Brodogradilište is not the series’ best episode, nor is it a perfect finale. Its plot mechanics are at times contingent, and the moral complexity introduced with Engineer Ristić is somewhat abandoned in the subsequent explosion. Yet, it functions superlatively within the series’ arc. The generally dark tone, established from Krieger’s opening boast, is sustained throughout. Ominous foreshadowing—Prle’s visit to his mother, Uvce’s tender family moments—casts a pall over the narrative, confirming that in this war, survival is the exception, not the rule. The final action sequence is brilliantly directed, featuring gritty stunt work and a palpable sense of visceral peril that makes the protagonists’ survival feel less like a guarantee and more like a miracle.

Ultimately, the producers’ most astute decision was the dual survival—not only of the protagonists but of the primary antagonists as well. Before the end of initial airing, it was abundantly clear that the audience’s affinity for the charismatic, roguish Prle and the stoic, lethal Tihi was unparalleled. To kill them would have been a narrative betrayal of the relationship the series had forged with its viewers. The sequel—the 1976 feature film Povratak otpisanih and the 1978 eponymous series—was already an inevitability. Thus, both the efficient Mišić and the cunning, increasingly nuanced Krieger had to live to resume their roles as worthy adversaries. Krieger’s trajectory in this episode is particularly telling; for once, he is allowed a moment of triumphant, almost leisurely confidence, even indulging in a romantic subplot with his secretary Elsa (Slavica Stefanović), humanising him just enough to make him a more enduring foe.
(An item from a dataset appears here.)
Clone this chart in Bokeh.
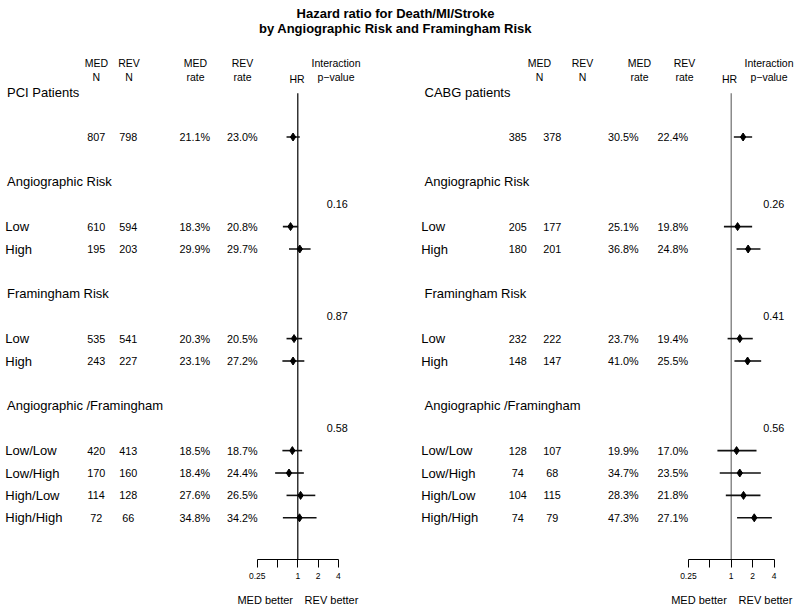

Brodogradilište succeeds precisely because it subverts its creator’s initial, austere vision. It delivers the required action and sacrifice—Kosinus and Uvce are added to the long roster of the “written off”—but it recognises that the cultural moment demanded icons, not just martyrs. It provides a finale that is tense, emotionally resonant, and technically accomplished, while leaving the door decisively ajar for the future adventures that the Yugoslav public craved. It is a finale that understands its audience, offering a battered, bloody, but ultimately hopeful conclusion that ensured Prle and Tihi would live to fight another day, both on screen and in the popular imagination.